Simone Biles became the most decorated female gymnast in history this past week after she took home her 22nd World Championship medal, 16 of them gold. The 22-year-old American, who has been competing since 2010, also won four gold medals at the 2016 Olympics, including the individual all-around.

But there is more to Simone than the medals. She has relied on her faith and family to stay focused and positive. The quotes below are from her 2016 autobiography, "Courage to Soar: A Body in Motion, A Life in Balance."

“I was glad to put the whole thing behind me, because I wanted every child, regardless of race, to be able to look at my Worlds win and say, I can dream big too. I wanted them to know that following your dreams—not just in gymnastics, but in everything—shouldn’t have anything to do with the color of your skin. It should only be about finding the discipline and the courage to do the hard work.”

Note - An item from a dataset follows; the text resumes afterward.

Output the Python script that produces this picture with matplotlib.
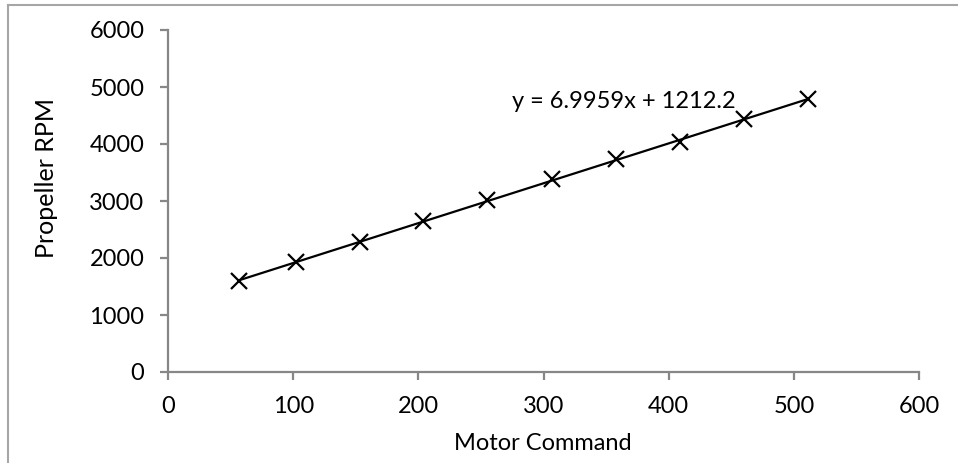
#!/usr/bin/env python3
"""
Propeller RPM vs motor command, with linear trendline
"""
import numpy as np
import matplotlib
matplotlib.use("Agg")
import matplotlib.pyplot as plt
from matplotlib.lines import Line2D

# Data
motor_cmd = [57, 102, 153, 204, 255, 307, 358, 409, 460, 511]
prop_rpm = [1600, 1925, 2286, 2650, 3018, 3386, 3745, 4041, 4437, 4788]
slope, intercept = 6.9959, 1212.2
x_ticks = [0, 100, 200, 300, 400, 500, 600]
y_ticks = [0, 1000, 2000, 3000, 4000, 5000, 6000]

plt.rcParams['font.family'] = ['Lato', 'DejaVu Sans']
W, H = 958, 463
fig = plt.figure(figsize=(W / 100, H / 100), dpi=100)
ax = fig.add_axes([168 / W, 1 - 372 / H, (919 - 168) / W, (372 - 30) / H])

# Trendline over the data range
xs = np.array([min(motor_cmd), max(motor_cmd)])
ax.plot(xs, slope * xs + intercept, color='black', lw=1.6, zorder=2)
ax.plot(motor_cmd, prop_rpm, ls='none', marker='x', ms=11, mew=1.6,
        color='black', zorder=3)

ax.set_xlim(0, 600)
ax.set_ylim(0, 6000)
ax.set_xticks(x_ticks)
ax.set_yticks(y_ticks)
for side in ['top', 'right']:
    ax.spines[side].set_visible(False)
for side in ['left', 'bottom']:
    ax.spines[side].set_color('#878787')
    ax.spines[side].set_linewidth(1.6)
ax.tick_params(direction='out', length=6, width=1.6, color='#878787',
               labelsize=17, pad=11)

ax.text(0.458, 0.79, 'y = 6.9959x + 1212.2', transform=ax.transAxes,
        fontsize=17, ha='left', va='center')

fig.text(47 / W, 1 - 178 / H, 'Propeller RPM', rotation=90, fontsize=18,
         ha='center', va='center')
fig.text(543 / W, 1 - 443 / H, 'Motor Command', fontsize=17,
         ha='center', va='center')

# Outer chart frame (left and top edges visible)
frame_col = '#a6a6a6'
fig.add_artist(Line2D([7.5 / W, 7.5 / W], [0, 1 - 5 / H], color=frame_col,
                      lw=1.5, transform=fig.transFigure))
fig.add_artist(Line2D([7.5 / W, 1], [1 - 5 / H, 1 - 5 / H], color=frame_col,
                      lw=1.5, transform=fig.transFigure))

fig.savefig('out.png', dpi=100)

“Just being in competition with other junior elite girls like Katelyn Ohashi and Lexie Priessman pushed me to raise my game. Once, I’d been hesitant to beat these girls because I was afraid they wouldn’t like me if I did. I now understood how wrong that thinking was. Every one of us had worked for years to earn our place in the arena. Competing my hardest in all my events was the highest form of respect I could show to them and to myself.

Besides, as my mom always told me, “Don’t ever compete against someone else, Simone. You don’t go out there to beat another person. You go out there to do your very best. And if your very best means that you win that competition, that’s the way it should be. If your very best means that you come in third or fourth, that’s fine too. As long as you did your best. You don’t go out there grudgingly and think, Oh, I need to beat the person. No, no, no. You go out there and be the best Simone you can be. And whatever that outcome is, we’ll take it.”